Verses 26-29: A week later his disciples were again in the house, and Thomas was with them. Although the doors were shut, Jesus came and stood among them and said, “‘Peace be with you.” Then he said to Thomas, “Put your finger here and see my hands. Reach out your hand and put it in my side. No more disbelief. Believe!” Thomas responded, “My Lord and my God!”
Thomas doesn’t have to touch Jesus to know that it’s him. Seeing is good enough for him. All he wanted all along was to have the same experience of the risen Jesus that the others had. Once he sees Jesus, he is thoroughly convinced. He is so convinced that he can see through his doubt to the deepest truth about Jesus’ identity.
He sees through the other titles – Teacher, Master, Messiah, Son of God – and he jumps to the greatest title of all when he exclaims, “My Lord and my God!”
Jesus not only accepts the title of divinity. He even blesses the doubt that led Thomas to it. He tells him, “Do you believe because you have seen me? Blessed are those who believe even though they have not seen.”
That’s us, isn’t it? Blessed are those, like us, who have never seen the risen Lord in the flesh and yet believe. Blessed are those whose doubts can never be dispelled. Blessed are those who can see Jesus only through the eyes of faith.
Blessed are you when you doubt and you leap over that doubt in faith, for there are some things you will never see unless you have eyes of faith.

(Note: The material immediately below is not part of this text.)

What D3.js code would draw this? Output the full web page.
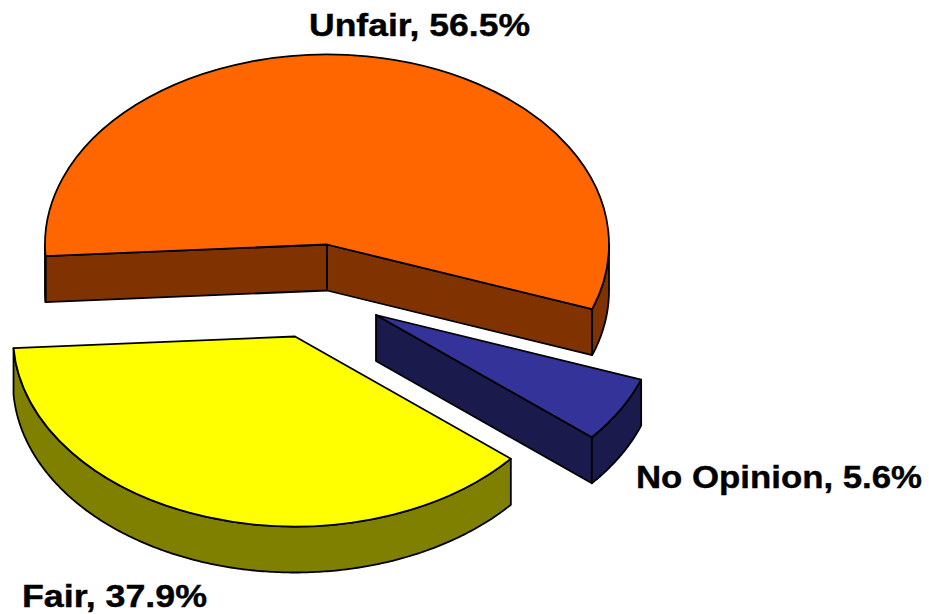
<!DOCTYPE html>
<html>
<head>
<meta charset="utf-8">
<script src="https://d3js.org/d3.v7.min.js"></script>
<style>
  html, body { margin: 0; padding: 0; background: #fff; }
  svg { display: block; }
  text { font-family: "Liberation Sans", Arial, sans-serif; font-weight: bold; font-size: 31px; fill: #000; stroke: #000; stroke-width: 0.4px; }
</style>
</head>
<body>
<svg width="929" height="614"></svg>
<script>
var categories = ['Unfair', 'No Opinion', 'Fair'];
var shares = [56.5, 5.6, 37.9];
var topColors = ['#FF6600', '#333399', '#FFFF00'];
var sideColors = ['#803300', '#1A1A4D', '#808000'];

// layout of the fake 3d pie
var rx = 282, ry = 190, depth = 46;
var firstAngle = 266.5 * Math.PI / 180;
var centers = [[327, 244.5], [376, 315], [295, 336.5]];
var labelSpots = [[309, 36], [636, 488], [22, 607]];
var labelWidths = [221, 286, 185];
var drawOrder = [0, 2, 1];

var pie = d3.pie().sort(null).startAngle(firstAngle).endAngle(firstAngle + 2 * Math.PI);
var slices = pie(shares);

var svg = d3.select('svg');
var arc = d3.arc().innerRadius(0).outerRadius(rx);
var line = d3.line();

function spot(c, a, drop) {
  return [c[0] + rx * Math.sin(a), c[1] - ry * Math.cos(a) + drop];
}

// outer rim, only the part facing the viewer (lower half of the ellipse)
function rimPath(c, a0, a1) {
  var pts = [];
  for (var turn = 0; turn <= 1; turn++) {
    var lo = Math.max(a0, Math.PI / 2 + turn * 2 * Math.PI);
    var hi = Math.min(a1, 3 * Math.PI / 2 + turn * 2 * Math.PI);
    if (lo >= hi) continue;
    var n = Math.ceil((hi - lo) / 0.01);
    var angles = d3.range(n + 1).map(function(i) { return lo + (hi - lo) * i / n; });
    var top = angles.map(function(a) { return spot(c, a, 0); });
    var bottom = angles.slice().reverse().map(function(a) { return spot(c, a, depth); });
    pts.push(line(top.concat(bottom)) + 'Z');
  }
  return pts.join('');
}

function cutPath(c, a) {
  var p = spot(c, a, 0);
  return line([c, p, [p[0], p[1] + depth], [c[0], c[1] + depth]]) + 'Z';
}

drawOrder.forEach(function(i) {
  var s = slices[i];
  var c = centers[i];
  var g = svg.append('g').attr('class', 'slice');

  var walls = [];
  // cut faces show only when they turn toward the viewer
  if (Math.sin(s.startAngle) < 0) walls.push(cutPath(c, s.startAngle));
  if (Math.sin(s.endAngle) > 0) walls.push(cutPath(c, s.endAngle));
  walls.push(rimPath(c, s.startAngle, s.endAngle));

  g.selectAll('path.wall')
    .data(walls.filter(function(d) { return d; }))
    .enter()
    .append('path')
    .attr('class', 'wall')
    .attr('d', function(d) { return d; })
    .style('fill', sideColors[i])
    .style('stroke', '#000')
    .style('stroke-width', 1.8)
    .style('stroke-linejoin', 'round');

  g.append('path')
    .attr('d', arc(s))
    .attr('transform', 'translate(' + c[0] + ',' + c[1] + ') scale(1,' + (ry / rx) + ')')
    .attr('vector-effect', 'non-scaling-stroke')
    .style('fill', topColors[i])
    .style('stroke', '#000')
    .style('stroke-width', 1.8)
    .style('stroke-linejoin', 'round');
});

svg.selectAll('text')
  .data(categories)
  .enter()
  .append('text')
  .attr('x', function(d, i) { return labelSpots[i][0]; })
  .attr('y', function(d, i) { return labelSpots[i][1]; })
  .attr('textLength', function(d, i) { return labelWidths[i]; })
  .attr('lengthAdjust', 'spacingAndGlyphs')
  .text(function(d, i) { return d + ', ' + shares[i].toFixed(1) + '%'; });
</script>
</body>
</html>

Blessed are you when you believe despite your doubt, because we will always be blind if we remain in doubt.
There’s nothing wrong with a little doubt. If we’re not skeptical, we’ll fall for anything. We go wrong only when we remain entrenched in doubt and stubbornly refuse to accept evidence that contradicts it. We have to doubt because doubt is necessary to faith, but we can’t stay stuck there.

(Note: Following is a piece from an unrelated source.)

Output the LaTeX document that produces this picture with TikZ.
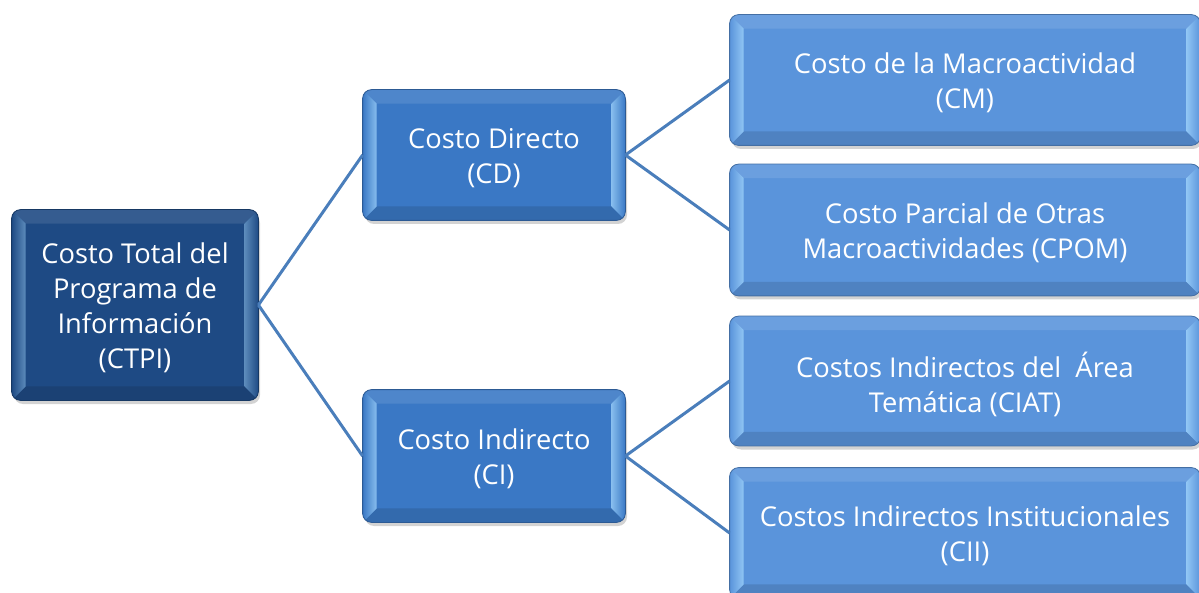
\documentclass[tikz,border=0pt]{standalone}
\usepackage{fontspec}
\setmainfont{Open Sans}
\usetikzlibrary{shadows}
\definecolor{dkblue}{HTML}{1E4A84}
\definecolor{mdblue}{HTML}{3A78C5}
\definecolor{ltblue}{HTML}{5A94DB}
\definecolor{hilite}{HTML}{A8DBFF}
\definecolor{connc}{HTML}{4A7EBB}
\tikzset{
  box/.style={rounded corners=9pt, draw=#1!75!black, line width=0.8pt, fill=#1,
    inner sep=0pt,
    drop shadow={opacity=0.35, shadow xshift=2pt, shadow yshift=-4pt}},
  lbl/.style={text=white, align=center, font=\fontsize{27.3}{35}\selectfont},
  conn/.style={draw=connc, line width=3pt},
}
\newcommand{\bevelbox}[3]{% name, base colour, highlight strength
  \begin{scope}
    \clip[rounded corners=9pt] (#1.north west) rectangle (#1.south east);
    \fill[#2!90!white] (#1.north west) -- (#1.north east)
      -- ([shift={(-14pt,-14pt)}]#1.north east) -- ([shift={(14pt,-14pt)}]#1.north west) -- cycle;
    \fill[#2!88!black] (#1.south west) -- (#1.south east)
      -- ([shift={(-14pt,14pt)}]#1.south east) -- ([shift={(14pt,14pt)}]#1.south west) -- cycle;
    \shade[left color=#2, right color=hilite!#3!#2] (#1.north west)
      -- ([shift={(14pt,-14pt)}]#1.north west) -- ([shift={(14pt,14pt)}]#1.south west)
      -- (#1.south west) -- cycle;
    \shade[right color=#2, left color=hilite!#3!#2] (#1.north east)
      -- ([shift={(-14pt,-14pt)}]#1.north east) -- ([shift={(-14pt,14pt)}]#1.south east)
      -- (#1.south east) -- cycle;
  \end{scope}
  \draw[#2!75!black, line width=0.8pt, rounded corners=9pt] (#1.north west) rectangle (#1.south east);
}
\begin{document}
\begin{tikzpicture}[x=1pt, y=-1pt]
  \useasboundingbox (0,0) rectangle (1199,593);
  \node[box=dkblue, minimum width=246pt, minimum height=190pt] (ctpi) at (135,305) {};
  \node[box=mdblue, minimum width=262pt, minimum height=130pt] (cd) at (494,155) {};
  \node[box=mdblue, minimum width=262pt, minimum height=132pt] (ci) at (494,456) {};
  \node[box=ltblue, minimum width=470pt, minimum height=130pt] (cm) at (965,80) {};
  \node[box=ltblue, minimum width=470pt, minimum height=131pt] (cpom) at (965,230) {};
  \node[box=ltblue, minimum width=470pt, minimum height=129pt] (ciat) at (965,381) {};
  \node[box=ltblue, minimum width=470pt, minimum height=130pt] (cii) at (965,533) {};
  \bevelbox{ctpi}{dkblue}{45}
  \bevelbox{cd}{mdblue}{70}
  \bevelbox{ci}{mdblue}{70}
  \bevelbox{cm}{ltblue}{70}
  \bevelbox{cpom}{ltblue}{70}
  \bevelbox{ciat}{ltblue}{70}
  \bevelbox{cii}{ltblue}{70}
  \node[lbl] (tctpi) at ([yshift=-3pt]ctpi.center) {Costo Total del\\Programa de\\Información\\(CTPI)};
  \node[lbl] (tcd) at ([yshift=-3pt]cd.center) {Costo Directo\\(CD)};
  \node[lbl] (tci) at ([yshift=-3pt]ci.center) {Costo Indirecto\\(CI)};
  \node[lbl] (tcm) at ([yshift=-3pt]cm.center) {Costo de la Macroactividad\\(CM)};
  \node[lbl] (tcpom) at ([yshift=-3pt]cpom.center) {Costo Parcial de Otras\\Macroactividades (CPOM)};
  \node[lbl] (tciat) at ([yshift=-3pt]ciat.center) {Costos Indirectos del\ \ Área\\Temática (CIAT)};
  \node[lbl] (tcii) at ([yshift=-3pt]cii.center) {Costos Indirectos Institucionales\\(CII)};
  \draw[conn] (ctpi.east) -- (cd.west);
  \draw[conn] (ctpi.east) -- (ci.west);
  \draw[conn] (cd.east) -- (cm.west);
  \draw[conn] (cd.east) -- (cpom.west);
  \draw[conn] (ci.east) -- (ciat.west);
  \draw[conn] (ci.east) -- (cii.west);
\end{tikzpicture}
\end{document}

Everyone has doubts. There may be days when you say, “I can’t understand God.” I have those days, too. There may be days when you wonder, “How could God allow this terrible thing to happen?” I have those days, too. There may be days when you question, “How can Christ be raised from the dead?” I have those days, too.

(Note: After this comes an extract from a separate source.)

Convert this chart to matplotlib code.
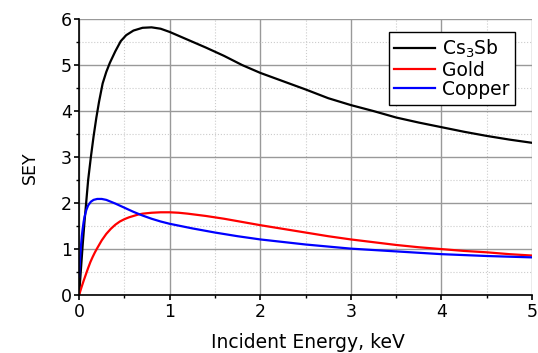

But if you have the tiniest bit of faith, faith the size of a mustard seed, Jesus says, then the Holy Spirit will take that little bit of faith you do have and work within you to move you past your doubt to a faith that is stronger than it was before.
I know because I have those dark hours, too. But I also know that beyond those dark hours there is a sunrise of faith. Doubt, if you must – and I say, you must doubt. But be like faithful Thomas. Stick around and wait. Wait for God to renew your faith. Then you will see. Then you will see and believe.
This message was delivered April 11, 2021 at Edgerton United Methodist Church, Edgerton, Kansas., from John 20:19-29.